Not long into her captivity she and Brennan were separated and "all of a sudden, just like that, I was alone. My biggest fear was losing my mind. Insanity.

"The sexual abuse started almost immediately after Nigel was taken out of the room."

At about the five month point in their captivity, Brennan thought up a plan to escape through a small window in the bathroom that had been blocked off with bricks and bars. Between bathroom stops, both he and Lindhout would use a nail clipper to dig a hole.

Eventually the day came where they both escaped. They ran towards a mosque, their captors at this point realizing they were gone and catching up quickly behind them.

When they entered the mosque it was filled with about 200 Somali men, Lindhout said, among them, however, was an older woman.
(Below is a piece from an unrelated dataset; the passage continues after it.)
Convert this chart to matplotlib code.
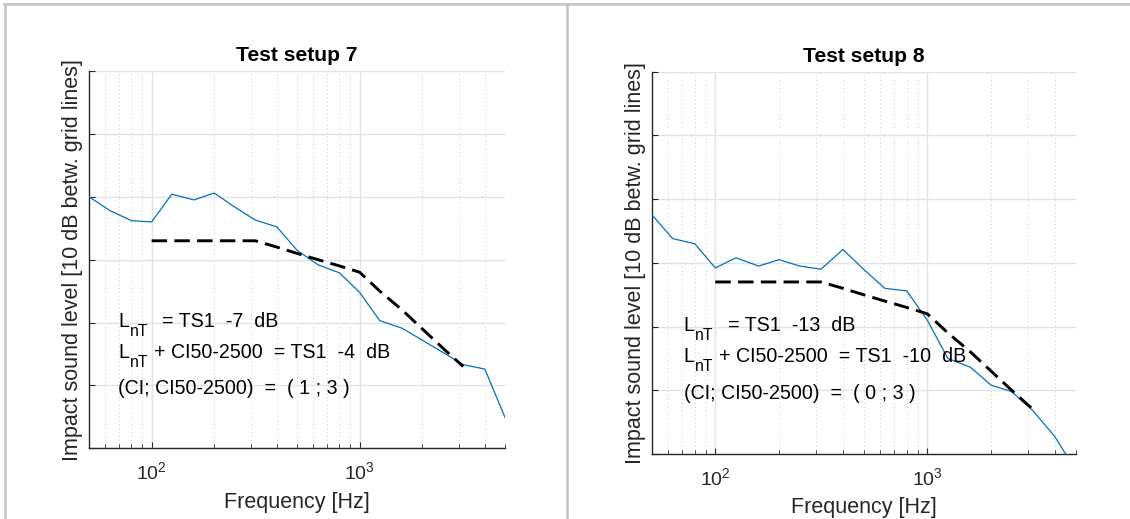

It was the first woman Lindhout had seen in months.

Her captors at this point were already in the mosque.

"She was begging them to let us go," she recalled. "This woman did not give up."

She pleaded for their rescue, clinging to Lindhout as the men dragged her out of the mosque.

Not long after, when Lindhout was outside of the mosque, she heard a gunshot.

"I still don’t know what happened," she told the audience through her tears.

From there her captivity became much worse. That’s when she was forced into that dark, windowless room and chained. That’s when she almost gave up hope.

"Believe me I thought about my choices. I had been naïve in so many ways," she said.

But on Nov. 25, 2009 Lindhout and Brennen were rescued. Their families had been raising money to save them. It cost $1.2 million for their lives.

Lindhout spent weeks in the hospital before returning home to Alberta. She said she still suffers from post-traumatic stress disorder and sees therapists for help.

"For my own good I still strive to feel some sort of compassion for those guys," she said. "Many days I don’t get there. Every day I want it. Every day I choose it. It becomes easier over time."

Since her release, she has become an advocate for the people of Somalia. Just four months after coming home she founded the Global Enrichment Foundation to ignite leadership in Somalia through education and economic initiatives. She returned to Somalia to lead famine relief efforts in 2011.

Lindhout also co-authored a memoir with Sara Corbett entitled A House In The Sky, which is a New York Times bestseller and now dedicates her time to humanitarian and public speaking efforts.

"I’m so grateful for so many things today. I’ve been given a really rare gift, a second chance at life," she said.